TV2
- Country: Turkey
- Broadcast area: List Turkey; Azerbaijan; Northern Cyprus;
- Affiliates: Kanal D

Programming
- Language: Turkish
- Picture format: 1080i HDTV

Ownership
- Owner: Demirören Group

History
- Launched: 15 February 2008; 18 years ago
- Former names: TNT (2008–12) teve2 (2016–2025)

Links
- Website: tv2 official site

= TV2 (Turkish TV channel) =

Turkish television channel

TV2 (stylised in all lowercase) is a Turkish entertainment channel owned by the Demirören Group. The channel launched on 18 August 2012, with the tv2 name to replace TNT, which had decided to withdraw from the Turkish market due to difficulty. In 10 October 2016, the channel changed its name to teve2. Like most Turkish channels, both local and foreign programs are shown on the channel, and the foreign programs may be broadcast either dubbed or in their original language. The channel is mostly known for its broadcast of the game show Kelime Oyunu (Word Game in English).

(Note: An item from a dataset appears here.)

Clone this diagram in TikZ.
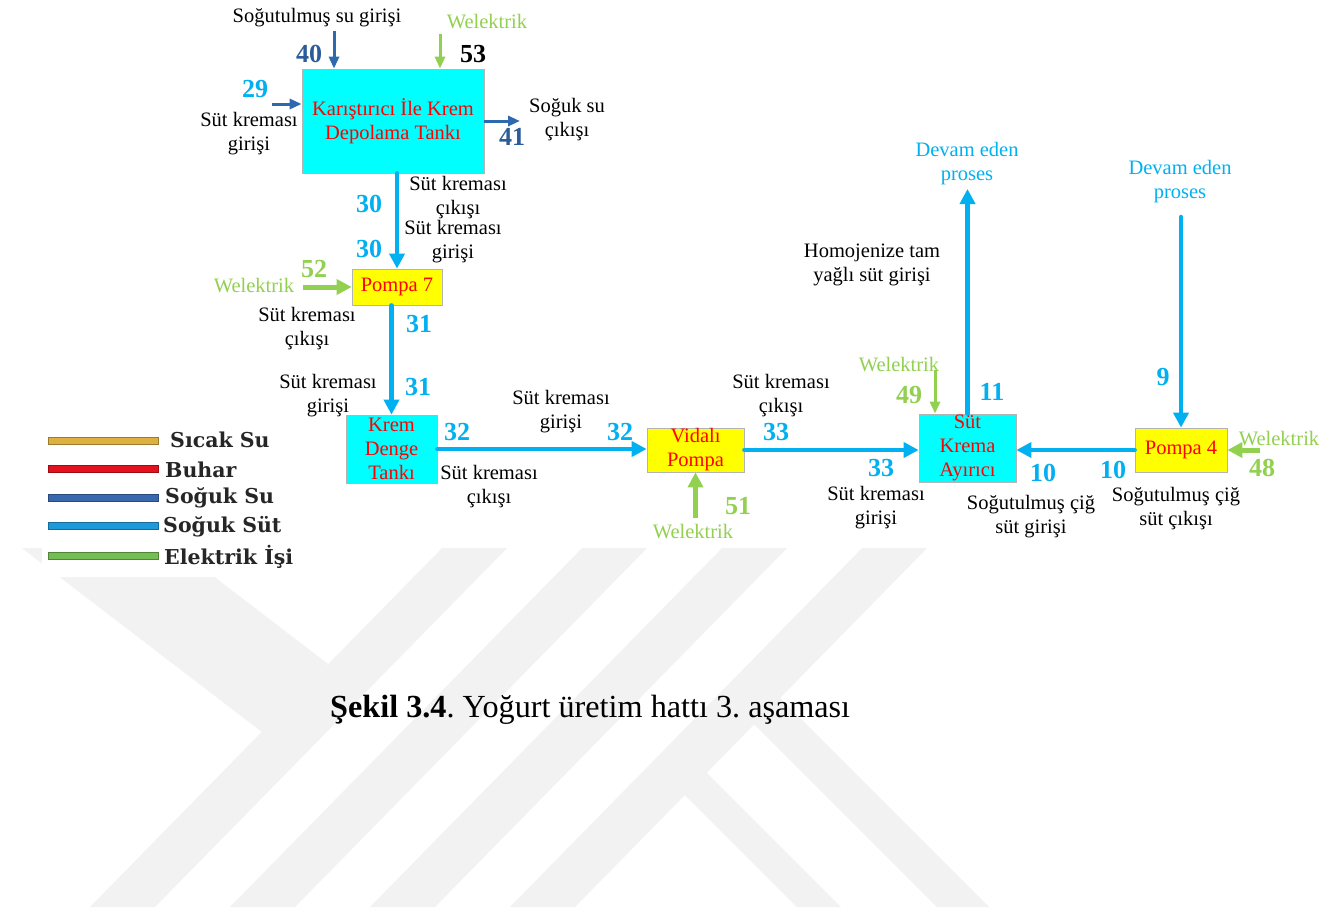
\documentclass[tikz,border=0pt]{standalone}
\usepackage{fontspec}
\setmainfont{Liberation Serif}
\newfontfamily\legendfont{DejaVu Serif}
\usetikzlibrary{arrows.meta}
\frenchspacing

\definecolor{milk}{HTML}{00B0F0}
\definecolor{water}{HTML}{2E69B0}
\definecolor{waterlbl}{HTML}{2A5C9A}
\definecolor{elec}{HTML}{92D050}
\definecolor{tankcyan}{HTML}{00FFFF}
\definecolor{pumpyellow}{HTML}{FFFF00}
\definecolor{boxline}{HTML}{B4B4B4}
\definecolor{wm}{HTML}{F2F2F2}
\definecolor{lgsicak}{HTML}{DDB040}
\definecolor{lgbuhar}{HTML}{E3101E}
\definecolor{lgsoguksu}{HTML}{3A68AE}
\definecolor{lgsoguksut}{HTML}{1E9ADB}
\definecolor{lgelektrik}{HTML}{72BE52}
\definecolor{lgtext}{HTML}{262626}

\newcommand\lblfont{\fontsize{20.5pt}{24pt}\selectfont}
\newcommand\numfont{\fontsize{26pt}{28pt}\selectfont\bfseries}
\newcommand\capfont{\fontsize{32.2pt}{35pt}\selectfont}
\newcommand\lgfont{\legendfont\fontsize{20.5pt}{24pt}\selectfont\bfseries}

\begin{document}
\begin{tikzpicture}[x=1pt,y=-1pt,
  unitbox/.style={draw=boxline, line width=0.8pt, inner sep=0pt, align=center,
    font=\lblfont, text=red},
  tankbox/.style={unitbox, fill=tankcyan},
  pumpbox/.style={unitbox, fill=pumpyellow},
  txt/.style={font=\lblfont, align=center, inner sep=0pt, yshift=-2pt},
  bluetxt/.style={txt, text=milk},
  greentxt/.style={txt, text=elec},
  num/.style={font=\numfont, inner sep=0pt},
  milknum/.style={num, text=milk},
  waternum/.style={num, text=waterlbl},
  elecnum/.style={num, text=elec},
  milkarrow/.style={draw=milk, line width=4.5pt, line cap=round,
    -{Triangle[length=15pt,width=15pt]}},
  waterarrow/.style={draw=water, line width=3pt,
    -{Triangle[length=12pt,width=10pt]}},
  electhin/.style={draw=elec, line width=3pt,
    -{Triangle[length=12pt,width=10pt]}},
  electhick/.style={draw=elec, line width=5pt,
    -{Triangle[length=15pt,width=15pt]}},
  lgtxt/.style={font=\lgfont, text=lgtext, anchor=west, inner sep=0pt}
]
\useasboundingbox (0,0) rectangle (1324,913);
\fill[white] (0,0) rectangle (1324,913);

% faint background emblem
\begin{scope}
  \clip (0,548) rectangle (1324,907);
  \foreach \k in {0,...,3}
    \fill[wm] ({450+140*\k},540) -- ({515+140*\k},540)
      -- ({155+140*\k},907) -- ({90+140*\k},907) -- cycle;
  \fill[wm] (10,539) -- (165,539) -- (328,664) -- (262,732) -- cycle;
  \fill[wm] (665,775) -- (687,753) -- (841,907) -- (797,907) -- cycle;
  \fill[wm] (734,704) -- (760,678) -- (989,907) -- (937,907) -- cycle;
\end{scope}

% legend
\fill[white] (42,422) rectangle (300,577);
\foreach \y/\c in {441/lgsicak, 469/lgbuhar, 498/lgsoguksu, 526/lgsoguksut, 556/lgelektrik}
  \draw[fill=\c, draw=\c!70!black, line width=0.6pt] (48,\y-3.5) rectangle (158,\y+3.5);
\node[lgtxt] (lgA) at (170,440) {Sıcak Su};
\node[lgtxt] (lgB) at (165,470) {Buhar};
\node[lgtxt] (lgC) at (165,498) {Soğuk Su};
\node[lgtxt] (lgD) at (163,527) {Soğuk Süt};
\node[lgtxt] (lgE) at (164,557) {Elektrik İşi};

% process units
\node[tankbox, minimum width=182pt, minimum height=104pt] (tank) at (393,121)
  {Karıştırıcı İle Krem\\Depolama Tankı};
\node[pumpbox, minimum width=90pt, minimum height=36pt] (p7) at (397,287) {Pompa 7};
\node[tankbox, minimum width=91pt, minimum height=68pt] (denge) at (391.5,449)
  {Krem\\Denge\\Tankı};
\node[pumpbox, minimum width=97pt, minimum height=44pt] (vidali) at (695.5,450)
  {Vidalı\\Pompa};
\node[tankbox, minimum width=97pt, minimum height=68pt] (ayirici) at (967.5,448)
  {Süt\\Krema\\Ayırıcı};
\node[pumpbox, minimum width=92pt, minimum height=44pt] (pompa4) at (1181,450) {Pompa 4};

% free ends of the streams
\coordinate (c40) at (334,31);
\coordinate (c53) at (440,34);
\coordinate (c29) at (272,104);
\coordinate (c41) at (520,121);
\coordinate (c52) at (303,287);
\coordinate (c51) at (695.5,518);
\coordinate (c49) at (935,370);
\coordinate (c11) at (967.5,189);
\coordinate (c9) at (1181,217);
\coordinate (c48) at (1260,450);

% streams
\draw[waterarrow] (c40) -- (c40 |- tank.north);
\draw[electhin] (c53) -- (c53 |- tank.north);
\draw[waterarrow] (c29) -- (c29 -| tank.west);
\draw[waterarrow] (c41 -| tank.east) -- (c41);
\draw[milkarrow] (tank.south -| p7.north) -- (p7.north);
\draw[electhick] (c52) -- (c52 -| p7.west);
\draw[milkarrow] (p7.south -| denge.north) -- (denge.north);
\draw[milkarrow] (denge.east) -- (denge.east -| vidali.west);
\draw[electhick] (c51) -- (vidali.south);
\draw[milkarrow] (vidali.east) -- (vidali.east -| ayirici.west);
\draw[electhin] (c49) -- (c49 |- ayirici.north);
\draw[milkarrow] (ayirici.north) -- (c11);
\draw[milkarrow] (c9) -- (pompa4.north);
\draw[milkarrow] (pompa4.west) -- (pompa4.west -| ayirici.east);
\draw[electhick] (c48) -- (pompa4.east);

% stream labels
\node[txt] (t40) at (317,16) {Soğutulmuş su girişi};
\node[greentxt] (t53) at (487,20) {Welektrik};
\node[waternum] (n40) at (309,54) {40};
\node[num] (n53) at (473,54) {53};
\node[milknum] (n29) at (255,89) {29};
\node[txt] (t29) at (249,132) {Süt kreması\\girişi};
\node[txt] (t41) at (567,118) {Soğuk su\\çıkışı};
\node[waternum] (n41) at (512,137) {41};
\node[txt] (t30a) at (458,196) {Süt kreması\\çıkışı};
\node[milknum] (n30a) at (369,204) {30};
\node[milknum] (n30b) at (369,249) {30};
\node[txt] (t30b) at (453,240) {Süt kreması\\girişi};
\node[greentxt] (t52) at (254,284) {Welektrik};
\node[elecnum] (n52) at (314,269) {52};
\node[txt] (t31a) at (307,327) {Süt kreması\\çıkışı};
\node[milknum] (n31a) at (419,324) {31};
\node[milknum] (n31b) at (418,387) {31};
\node[txt] (t31b) at (328,394) {Süt kreması\\girişi};
\node[milknum] (n32a) at (457,432) {32};
\node[milknum] (n32b) at (620,432) {32};
\node[txt] (t32b) at (561,410) {Süt kreması\\girişi};
\node[txt] (t32a) at (489,485) {Süt kreması\\çıkışı};
\node[elecnum] (n51) at (738,506) {51};
\node[greentxt] (t51) at (693,530) {Welektrik};
\node[txt] (t33a) at (781,394) {Süt kreması\\çıkışı};
\node[milknum] (n33a) at (776,432) {33};
\node[milknum] (n33b) at (881,468) {33};
\node[txt] (t33b) at (876,506) {Süt kreması\\girişi};
\node[greentxt] (t49) at (899,363) {Welektrik};
\node[elecnum] (n49) at (909,395) {49};
\node[milknum] (n11) at (992,392) {11};
\node[bluetxt] (t11) at (967,162) {Devam eden\\proses};
\node[txt] (thom) at (872,263) {Homojenize tam\\yağlı süt girişi};
\node[bluetxt] (t9) at (1180,180) {Devam eden\\proses};
\node[milknum] (n9) at (1163,377) {9};
\node[milknum] (n10a) at (1043,473) {10};
\node[milknum] (n10b) at (1113,470) {10};
\node[txt] (t10a) at (1031,515) {Soğutulmuş çiğ\\süt girişi};
\node[txt] (t10b) at (1176,507) {Soğutulmuş çiğ\\süt çıkışı};
\node[greentxt] (t48) at (1279,437) {Welektrik};
\node[elecnum] (n48) at (1262,468) {48};

% caption
\node[font=\capfont, anchor=west, inner sep=0pt] (cap) at (330,710)
  {\textbf{Şekil 3.4}. Yoğurt üretim hattı 3. aşaması};
\end{tikzpicture}
\end{document}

On 31 December 2025, the channel reverted its name to TV2.

== tv2 HD ==
tv2 HD is the high-definition version of the tv2 channel was launched in February 2013. Until 2014 the channel was only accessible through the D-Smart platform, but with the launch of the Turksat 4A satellite, it was added to Vodafone TV and the Turksat 4A satellite.